Comparison with May & Butcher v R

The judgment in Hillas v Arcos Ltd specifically distinguished itself from the case of May & Butcher v R, often cited in discussions of contract certainty. In May & Butcher v R, the court held that an agreement to sell tentage at prices to be agreed later was too uncertain, and thus unenforceable, and this agreement lacked the implied terms for the agreement to be valid. However, in Hillas v Arcos Ltd, the court pointed out a distinction – in May, the critical issue was the absence of an agreed price, an element considered more fundamental than the precise specification of goods, since they could imply the term ‘fair specification’. The court in Hillas v Arcos Ltd highlighted that in May & Butcher v R, the parties had not established a clear mechanism to determine the price, making it impossible for the court to fill the gap, but with Hillas v Arcos Ltd, the court could rely on past practice and the term “fair specification”. This crucial distinction shows that while courts are generally unwilling to write the contract for the parties, they will make a greater effort to uphold a contract when the intentions of the parties are clear and an objective criteria or mechanisms for establishing specific terms exist, even if those mechanisms are implied.
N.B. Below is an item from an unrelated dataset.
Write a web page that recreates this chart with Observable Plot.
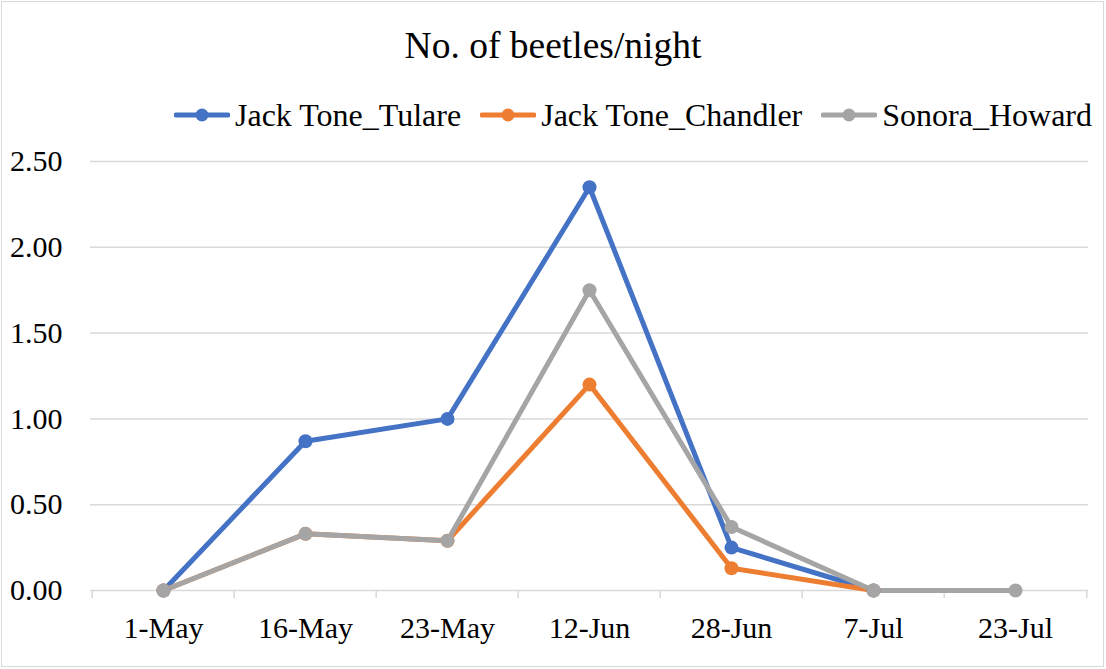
<!DOCTYPE html>
<html>
<head>
<meta charset="utf-8">
<script src="https://cdn.jsdelivr.net/npm/d3@7"></script>
<script src="https://cdn.jsdelivr.net/npm/@observablehq/plot@0.6"></script>
<style>
  html, body { margin: 0; padding: 0; background: #fff; }
  #wrap { position: relative; width: 1106px; height: 669px; overflow: hidden; font-family: "Liberation Serif", "Times New Roman", serif; }
  #frame { position: absolute; left: 1px; top: 1px; width: 1101px; height: 664px; border: 1.5px solid #d9d9d9; pointer-events: none; }
  #title { position: absolute; left: 0; top: 27px; width: 1106px; text-align: center; font-size: 37.5px; line-height: 1; color: #000; }
  #legend { position: absolute; left: 174px; top: 99px; width: 1000px; display: flex; align-items: center; font-size: 32px; line-height: 1; color: #000; white-space: nowrap; }
  .item { display: flex; align-items: center; margin-right: 19px; flex-shrink: 0; }
  .item svg { margin-right: 5px; flex-shrink: 0; }
  #chart { position: absolute; left: 0; top: 140px; }
</style>
</head>
<body>
<div id="wrap">
  <div id="title"></div>
  <div id="legend"></div>
  <div id="chart"></div>
  <div id="frame"></div>
</div>
<script>
const title = "No. of beetles/night";
const dates = ["1-May", "16-May", "23-May", "12-Jun", "28-Jun", "7-Jul", "23-Jul"];
const seriesNames = ["Jack Tone_Tulare", "Jack Tone_Chandler", "Sonora_Howard"];
const seriesColors = ["#4472C4", "#ED7D31", "#A5A5A5"];
const tulare   = [0, 0.87, 1.00, 2.35, 0.25, 0, null];
const chandler = [0, 0.33, 0.29, 1.20, 0.13, 0, null];
const howard   = [0, 0.33, 0.29, 1.75, 0.37, 0, 0];
const yTicks = [0, 0.5, 1.0, 1.5, 2.0, 2.5];

const seriesValues = [tulare, chandler, howard];
const data = [];
seriesNames.forEach((name, s) => {
  seriesValues[s].forEach((v, i) => {
    if (v != null) data.push({series: name, date: dates[i], value: v});
  });
});

document.getElementById("title").textContent = title;

// legend
const legend = document.getElementById("legend");
seriesNames.forEach((name, s) => {
  const item = document.createElement("div");
  item.className = "item";
  item.innerHTML = `<svg width="56" height="20"><line x1="2" y1="10" x2="54" y2="10" stroke="${seriesColors[s]}" stroke-width="5" stroke-linecap="round"/><circle cx="28" cy="10" r="6.5" fill="${seriesColors[s]}"/></svg><span>${name}</span>`;
  legend.appendChild(item);
});

const W = 1106, H = 529, mL = 90, mR = 18, mT = 21, mB = 79;
const step = (W - mL - mR) / dates.length;

const plot = Plot.plot({
  width: W,
  height: H,
  marginLeft: mL,
  marginRight: mR,
  marginTop: mT,
  marginBottom: mB,
  style: {fontFamily: "'Liberation Serif', 'Times New Roman', serif", fontSize: "30px", color: "#000", background: "transparent"},
  x: {type: "point", domain: dates, padding: 0.5, label: null},
  y: {domain: [0, 2.5], label: null},
  color: {domain: seriesNames, range: seriesColors},
  marks: [
    Plot.ruleY(yTicks, {stroke: "#d9d9d9", strokeWidth: 1.5}),
    Plot.ruleX(dates, {x: d => d, dx: -step / 2, y1: 0, y2: 0, insetBottom: -8, stroke: "#d9d9d9", strokeWidth: 1.5}),
    Plot.ruleX(dates.slice(-1), {x: d => d, dx: step / 2, y1: 0, y2: 0, insetBottom: -8, stroke: "#d9d9d9", strokeWidth: 1.5}),
    Plot.axisY({ticks: yTicks, tickFormat: d3.format(".2f"), tickSize: 0, tickPadding: 28, fontSize: 30}),
    Plot.axisX({tickSize: 0, tickPadding: 26, fontSize: 30}),
    Plot.line(data, {x: "date", y: "value", z: "series", stroke: "series", strokeWidth: 5, strokeLinejoin: "round", strokeLinecap: "round"}),
    Plot.dot(data, {x: "date", y: "value", fill: "series", r: 7, stroke: null})
  ]
});
document.getElementById("chart").appendChild(plot);
</script>
</body>
</html>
The comparison between the two cases demonstrates that the court will apply flexibility when considering implied terms in commercial agreements, especially when there is a commercial context or previous relationships between the parties involved. The decision in Hillas v Arcos Ltd shows a court that is more willing to find for the validity of the contract than it is in cases such as May & Butcher v R.

Conclusion

Hillas v Arcos Ltd is a significant case in contract law. It establishes that courts will interpret contracts with the aim of making them effective rather than searching for defects to invalidate them, particularly in commercial settings. The court’s willingness to imply terms based on past dealings between the parties and general trade practices, as highlighted in Hillas v Arcos Ltd, is vital to the effective functioning of commercial agreements. The case demonstrates that while certainty is crucial for a valid contract, absolute specificity is not always mandatory. If sufficient intention exists to create an agreement, the court may imply terms that are just and reasonable. It makes a clear distinction between the absence of price terms, which the court is not willing to imply, and a lack of complete specificity regarding the subject matter where the court can reasonably imply a term, as seen in the case with ‘fair specification’ of goods. This decision presents a contrast to cases like May & Butcher v R, emphasizing the contextual nature of contract law. The judgment reinforces the principle that commercial agreements, recorded in a ‘crude and summary fashion’ by businessmen, should be construed fairly and broadly to uphold the intentions of the parties. The case is a key case in the legal principles relating to implied terms and certainty of contract law, and it continues to offer a guiding principle in modern case law relating to the matter.